30.5.04

Hay tristezas

Hay tristezas pequeñas, que apenas nos salpican los zapatos. Tristezas de tibios adioses que no dejan huellas, que se olvidan al doblar la esquina.

Hay tristezas que nos invaden durante un día, porque un perro nos miró con ojos melancólicos y no pudimos ofrecerle un hogar.

Hay tristezas que duran un tiempo: dan vueltas a nuestro alrededor, nos arruinan algunas tardes de sol y, en noches de lluvia, nos hacen pegar la frente nostálgica a la ventana. Tristezas que nos traen seductores pensamientos de suicidios inconclusos. Tristezas que se van esfumando o dejamos abandonadas en un rincón..., hasta el próximo encuentro.

Hay tristezas que caen como cataratas, como verdaderos aluviones. Tristezas que nos invaden, nos arrollan a su paso y nos obligan a buscar refugios inexistentes o escurrizos rincones.

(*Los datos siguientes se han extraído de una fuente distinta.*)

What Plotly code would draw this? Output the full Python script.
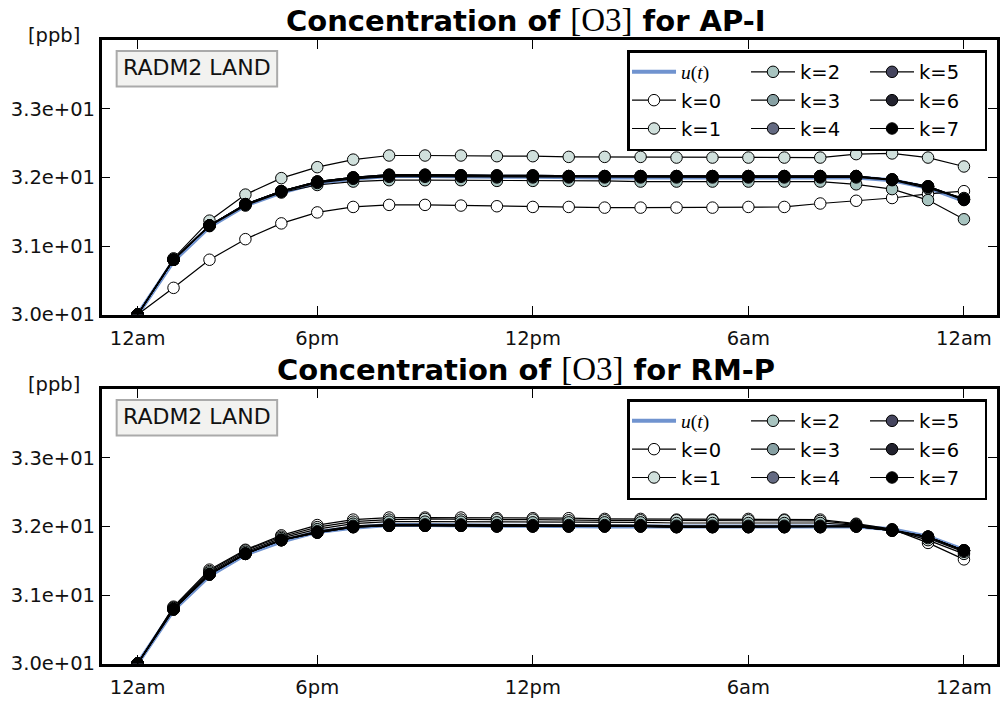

Esa tormenta de tristezas no se detiene fácilmente; arrasa las débiles trincheras que levantamos para protegernos y nos empapa alma y cuerpo. Hasta las uñas de los pies sufren el embate de estas tristezas dispuestas a acabar con la poca alegría que pueda convocar la vida.

Hay tristezas persistentes, insistentes, impertinentes. Tristezas que, luego que amaina el temporal de tristezas, se instalan como finísima garúa de tristezas que nos cala los huesos y el deseo, la ílusión y la esperanza.

Hay tristezas perennes para las que no hay conjuro posible, y con las que hay que convivir lágrima a lágrima.